Ceci constituait un rappel volontaire de l’ancienne doctrine, auquel les disciples répondirent comme l’auraient fait tous les Juifs, sans contester du tout la question de la réincarnation ; et dans sa réponse, Jésus ne réfuta pas non plus la doctrine, mais se distingua de la masse des sages et des prophètes en montrant qu’il était une incarnation de Dieu et non une réincarnation d’un saint ou d’un sage quelconque. Il n’y fit pas allusion dans le but de la discuter et de la condamner comme il aurait pu le fare, mais le fit pour d’autres questions ; mais au contraire il en parla clairement dans le but de montrer qu’il était un Dieu incarné. Suivant son exemple, les disciples ne discutèrent jamais la réincarnation ; ils connaissaient bien la doctrine ; St. Paul devait l’avoir présente à l’esprit lorsqu’il parlait d’Esaü et de Jacob ; St. Jean ne pouvait qu’y faire allusion lorsqu’il disait dans l’Apocalypse, chap. III, V. 12 :

« Celui qui vaincra, j’en ferai un pilier dans le temple de mon Dieu et il n’en sortira plus. »

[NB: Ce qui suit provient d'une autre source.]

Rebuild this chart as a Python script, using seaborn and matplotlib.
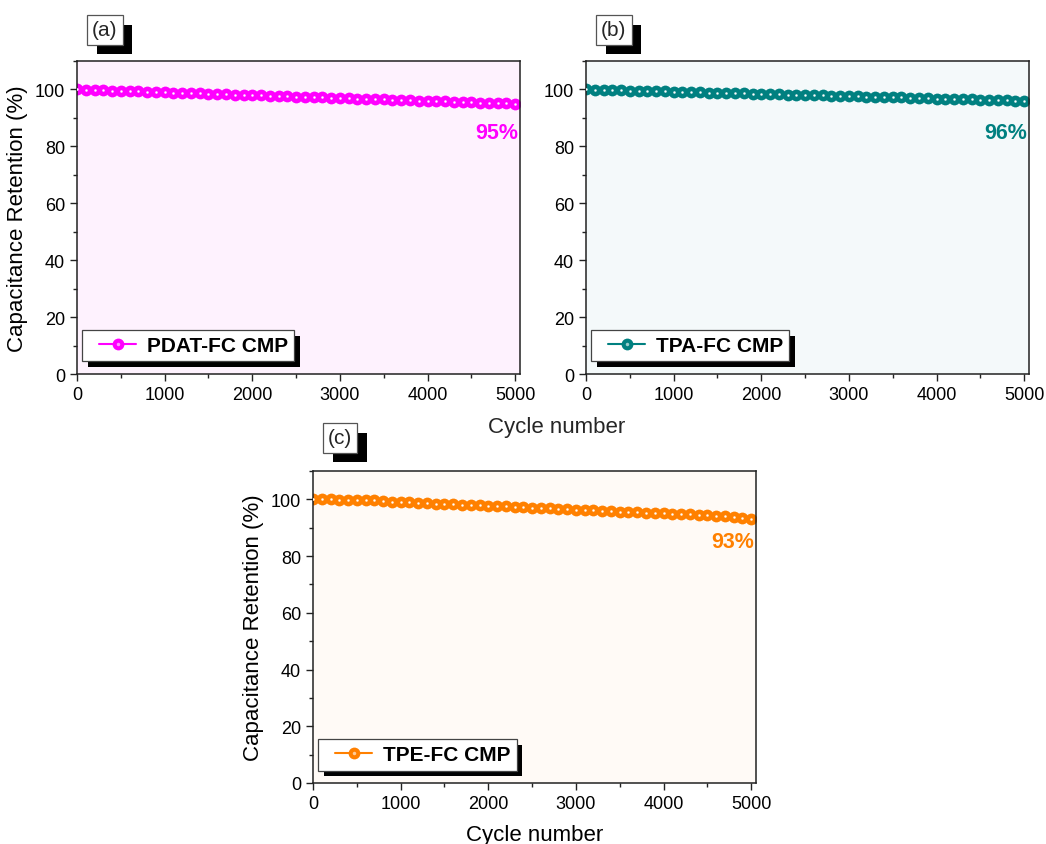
import numpy as np
import pandas as pd
import matplotlib
matplotlib.use("Agg")
import matplotlib.pyplot as plt
import matplotlib.patheffects as pe
from matplotlib.ticker import MultipleLocator
from matplotlib.legend_handler import HandlerTuple
import seaborn as sns

# cycle numbers (one point every 100 cycles)
cycles = [0, 100, 200, 300, 400, 500, 600, 700, 800, 900,
          1000, 1100, 1200, 1300, 1400, 1500, 1600, 1700, 1800, 1900,
          2000, 2100, 2200, 2300, 2400, 2500, 2600, 2700, 2800, 2900,
          3000, 3100, 3200, 3300, 3400, 3500, 3600, 3700, 3800, 3900,
          4000, 4100, 4200, 4300, 4400, 4500, 4600, 4700, 4800, 4900, 5000]

# capacitance retention (%)
pdat_ret = [100.0, 99.9, 99.8, 99.7, 99.6, 99.5, 99.4, 99.3, 99.2, 99.1,
            99.0, 98.9, 98.8, 98.7, 98.6, 98.5, 98.4, 98.3, 98.2, 98.1,
            98.0, 97.9, 97.8, 97.7, 97.6, 97.5, 97.4, 97.3, 97.2, 97.1,
            97.0, 96.9, 96.8, 96.7, 96.6, 96.5, 96.4, 96.3, 96.2, 96.1,
            96.0, 95.9, 95.8, 95.7, 95.6, 95.5, 95.4, 95.3, 95.2, 95.1, 95.0]
tpa_ret = [100.0, 99.9, 99.9, 99.8, 99.7, 99.6, 99.6, 99.5, 99.4, 99.3,
           99.2, 99.2, 99.1, 99.0, 98.9, 98.8, 98.8, 98.7, 98.6, 98.5,
           98.4, 98.4, 98.3, 98.2, 98.1, 98.0, 98.0, 97.9, 97.8, 97.7,
           97.6, 97.6, 97.5, 97.4, 97.3, 97.2, 97.2, 97.1, 97.0, 96.9,
           96.8, 96.8, 96.7, 96.6, 96.5, 96.4, 96.4, 96.3, 96.2, 96.1, 96.0]
tpe_ret = [100.0, 100.0, 100.0, 99.9, 99.9, 99.9, 99.8, 99.8, 99.3, 99.2,
           99.0, 98.9, 98.8, 98.6, 98.5, 98.4, 98.2, 98.1, 98.0, 97.9,
           97.7, 97.6, 97.5, 97.3, 97.2, 97.1, 96.9, 96.8, 96.7, 96.5,
           96.4, 96.3, 96.1, 96.0, 95.9, 95.7, 95.6, 95.5, 95.3, 95.2,
           95.1, 94.9, 94.8, 94.7, 94.5, 94.4, 94.2, 94.0, 93.8, 93.5, 93.0]

labels = ["PDAT-FC CMP", "TPA-FC CMP", "TPE-FC CMP"]
final_txt = ["95%", "96%", "93%"]
panel_tags = ["(a)", "(b)", "(c)"]
colors = ["#FF00FF", "#008080", "#FF8000"]
bg_colors = ["#FEF2FE", "#F4F9FA", "#FFFAF6"]

sns.set_style("ticks")
plt.rcParams["font.family"] = ["Liberation Sans", "DejaVu Sans"]

W, H = 1046, 845
fig = plt.figure(figsize=(W / 100, H / 100), dpi=100)

# axes positions in pixels: left, right, top, bottom
boxes = [(77, 520, 62, 375), (586, 1029, 62, 375), (313, 756, 472, 784)]
# panel tag text anchor (left x, center y) in pixels
tag_pos = [(92, 31), (601, 31), (328, 439)]
series = [pdat_ret, tpa_ret, tpe_ret]

for i in range(3):
    l, r, t, b = boxes[i]
    ax = fig.add_axes([l / W, 1 - b / H, (r - l) / W, (b - t) / H])
    ax.set_facecolor(bg_colors[i])
    df = pd.DataFrame({"cycle": cycles, "ret": series[i]})
    col = colors[i]
    light = tuple(0.4 * np.array(matplotlib.colors.to_rgb(col)) + 0.6)

    sns.lineplot(data=df, x="cycle", y="ret", color=col, marker="o", markersize=8.5,
                 markeredgewidth=0, linewidth=1.5, ax=ax, label=labels[i], legend=False)
    sns.scatterplot(data=df, x="cycle", y="ret", color=[light], s=4, linewidth=0, ax=ax, zorder=3)
    sns.scatterplot(data=df, x="cycle", y="ret", color=["white"], s=1.5, linewidth=0, ax=ax, zorder=4)

    ax.set_xlim(0, 5055)
    ax.set_ylim(0, 110)
    ax.xaxis.set_major_locator(MultipleLocator(1000))
    ax.xaxis.set_minor_locator(MultipleLocator(500))
    ax.yaxis.set_major_locator(MultipleLocator(20))
    ax.yaxis.set_minor_locator(MultipleLocator(10))
    ax.tick_params(which="major", direction="out", length=5, width=1, labelsize=13,
                   colors="#222222", labelcolor="black")
    ax.tick_params(which="minor", direction="out", length=3, width=1, colors="#222222")
    for s in ax.spines.values():
        s.set_linewidth(1.1)
        s.set_color("#222222")
    ax.set_xlabel("")
    if i == 1:
        ax.set_ylabel("")
    else:
        ax.set_ylabel("Capacitance Retention (%)", fontsize=16, labelpad=5, color="black")
    if i == 2:
        ax.set_xlabel("Cycle number", fontsize=16, labelpad=9, color="black")

    ax.text(5030, 85, final_txt[i], color=col, fontsize=15.5, fontweight="bold",
            ha="right", va="center")

    # legend handle: line+marker with highlight on top
    h_main = ax.lines[0]
    h_light = plt.Line2D([], [], linestyle="none", marker="o", markersize=2.5,
                         markerfacecolor=light, markeredgewidth=0)
    leg = ax.legend([(h_main, h_light)], [labels[i]],
                    handler_map={tuple: HandlerTuple(ndivide=1, xpad=0.5)},
                    loc="lower left", bbox_to_anchor=(0.012, 0.04), borderaxespad=0,
                    fancybox=False, framealpha=1, edgecolor="#444444",
                    prop={"weight": "bold", "size": 15}, handlelength=2.3,
                    handletextpad=0.5, borderpad=0.3, labelcolor="black")
    leg.get_frame().set_linewidth(0.9)
    leg.get_frame().set_path_effects(
        [pe.SimplePatchShadow(offset=(4, -4), shadow_rgbFace="k", alpha=1), pe.Normal()])

    # panel tag
    tx, ty = tag_pos[i]
    tag = fig.text(tx / W, 1 - ty / H, panel_tags[i], fontsize=15, ha="left", va="center",
                   bbox=dict(boxstyle="square,pad=0.25", facecolor="white",
                             edgecolor="#555555", linewidth=0.9))
    tag.get_bbox_patch().set_path_effects(
        [pe.SimplePatchShadow(offset=(7, -7), shadow_rgbFace="k", alpha=1), pe.Normal()])

fig.text(557 / W, 1 - 428 / H, "Cycle number", fontsize=16, ha="center", va="center")

fig.savefig("out.png", dpi=100)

Évidemment, il fallait qu’il en soit sorti précédemment, ou le mot « plus » n’aurait eu aucune raison d’être, ni aucun sens. C’était l’ancienne idée de l’exil de l’âme et de la nécessité pour elle de se purifier par un long pèlerinage avant de pouvoir être admise comme un « pilier dans le temple de Dieu ». Et tant que les moines ignorants mais ambitieux, après la mort d’Origène, n’eurent pas la main haute sur le Christianisme, la doctrine dut ennoblir le nouveau mouvement. Plus tard, le concile de Constantinople condamna ces idées en dépit des paroles mêmes de Jésus, si bien qu’enfin elles cessèrent de résonner comme l’un des accords du Christianisme, et que la prophétie de Jésus disant qu’il venait apporter la lutte et la division et non la paix, se réalisa parmi les nations belliqueuses des pays chrétiens qui professent le Christ en paroles, mais dont les actes renient constamment celui qu’ils appellent « l’humble de cœur ».

W.Q. Judge.

Cet article fut publié pour la première fois par W.Q. Judge dans le Path de février 1894.

Traduction publiée dans la Revue Théosophie (Vol. IV, n°5, janvier 1929).